Chairman Bao is a Shih Tzu. We travel a lot. I drive. He watches. We've logged at least 10,000 miles and he's never once said, Sweetheart, don't you think you should stop and ask someone?

Saturday, June 23, 2007


Tired Tibetan Shih Tzu meets Thai Buddha at the Nelson-Atkins Art Museum of Art in Kansas City.

I'm always in two minds when I visit exhibitions of Asian temple or funerary art. The pieces themselves are invariably beeautiful and I feel privileged just being able to look at them. Yet I also know they don't belong in museums. They belong in the temples and tombs from which they were taken, usually illegally. I imagine booted, bearded men hacking away at them, lopping off an arm here and a head there, and I feel uneasily complicit.

"A stone and a feather" is the way architect Steven Holl describes the juxtapositon of the newly opened Bloch building (which he designed) and the original, neo-classical Nelson-Atkins Museum of Art building constructed in 1933. I have to say, these two utterly dissimilar buildings sit strangely together. Not so much a stone and a feather as chalk and cheese.

Yet both are wonderful buildings. The Bloch is long and feathery, all Channel glass (a special, very strong type of glass capable of withstanding a tornado) terrazzo floors and polished plaster walls, a symphony of greys and whites that enhance the African and Contemporary collections housed within. This building -- unlike the disappointing MOMA reconstruction -- really does work.

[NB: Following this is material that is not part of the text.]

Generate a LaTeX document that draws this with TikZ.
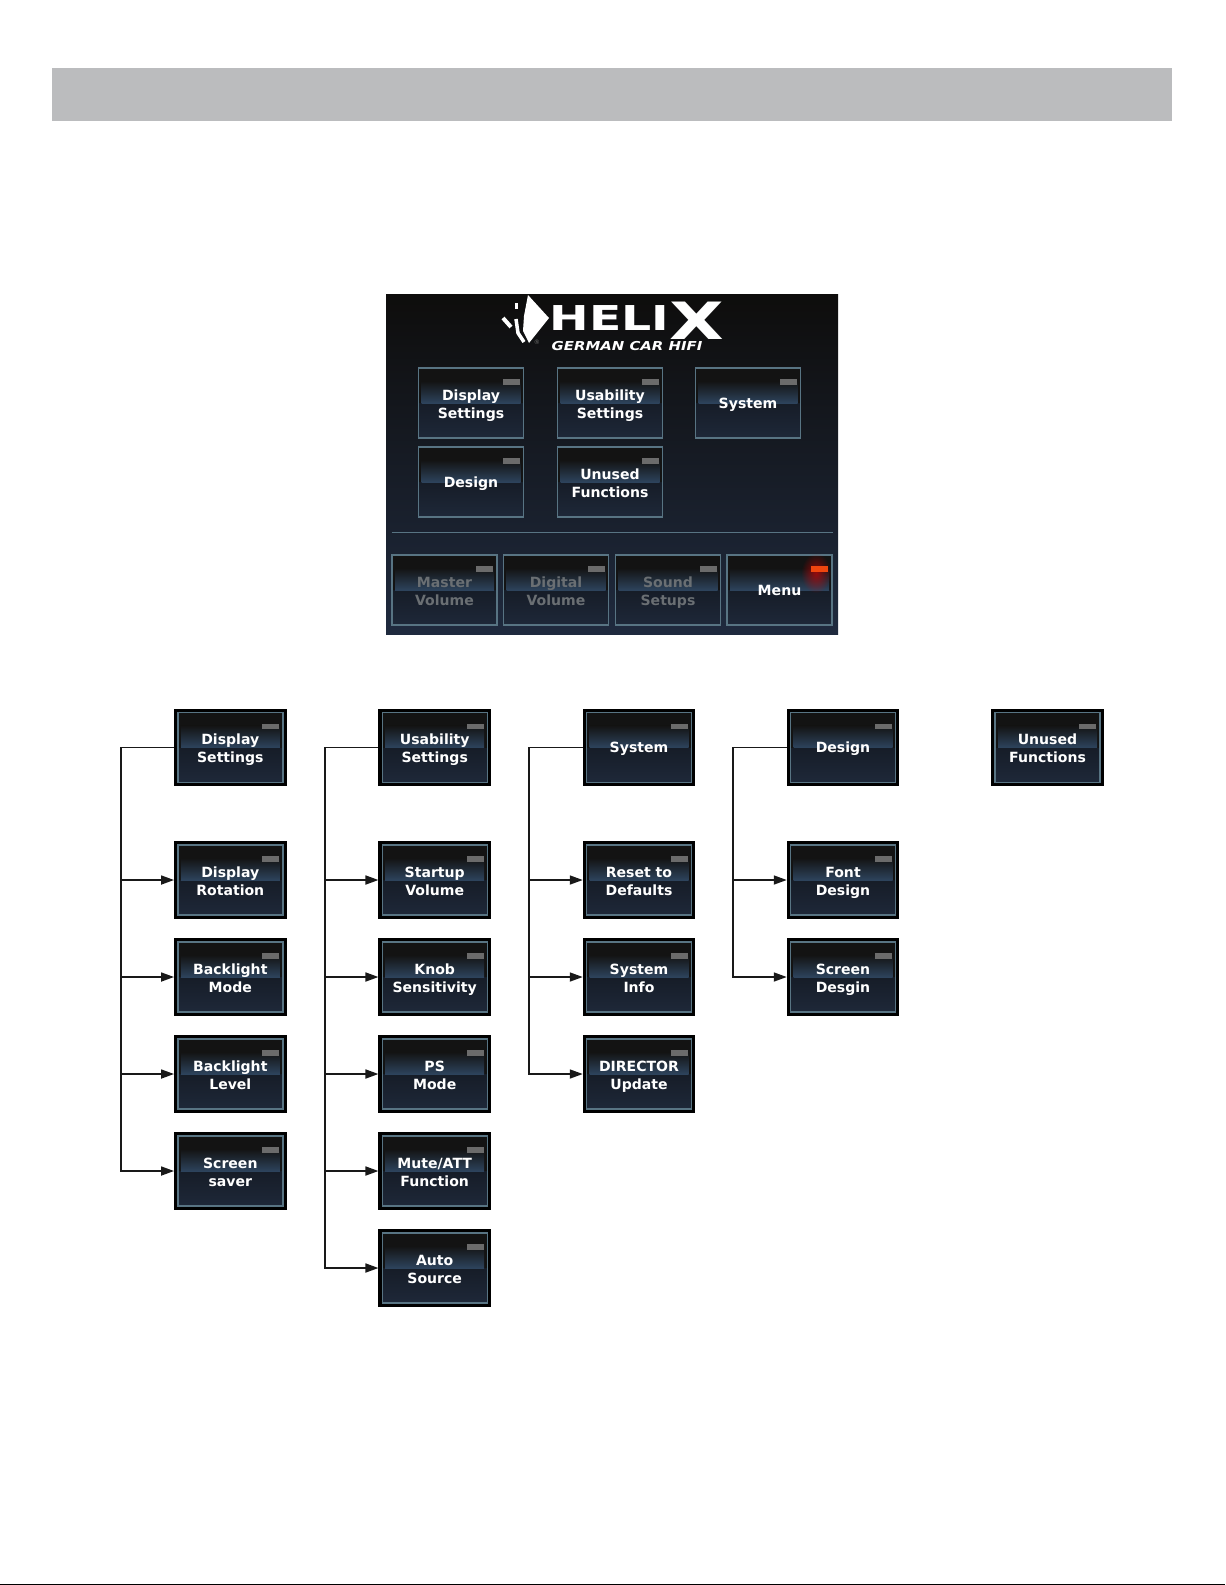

The older building works, too, but in a totally different way. It awes you. It is monumental, overpowering. The soaring pillars, the expanses of marble, the loggia and atria simply blow you away. Here you'll find the European collections, the Impressionists, and the wonderful Asian galleries, including a Chinese Temple and a special exhibit on the care, training and feeding of singing and fighting crickets.
So both buildings are great. It's the combination that's peculiar, sort of like blue mashed potatoes.

We spent the whole day. But it was so hot and humid we didn't manage to get through much of the outdoor Sculpture Garden, which has the nation's largest collection of monumental Henry Moore bronzes. It's cooler this morning. Maybe we'll go back for a second look.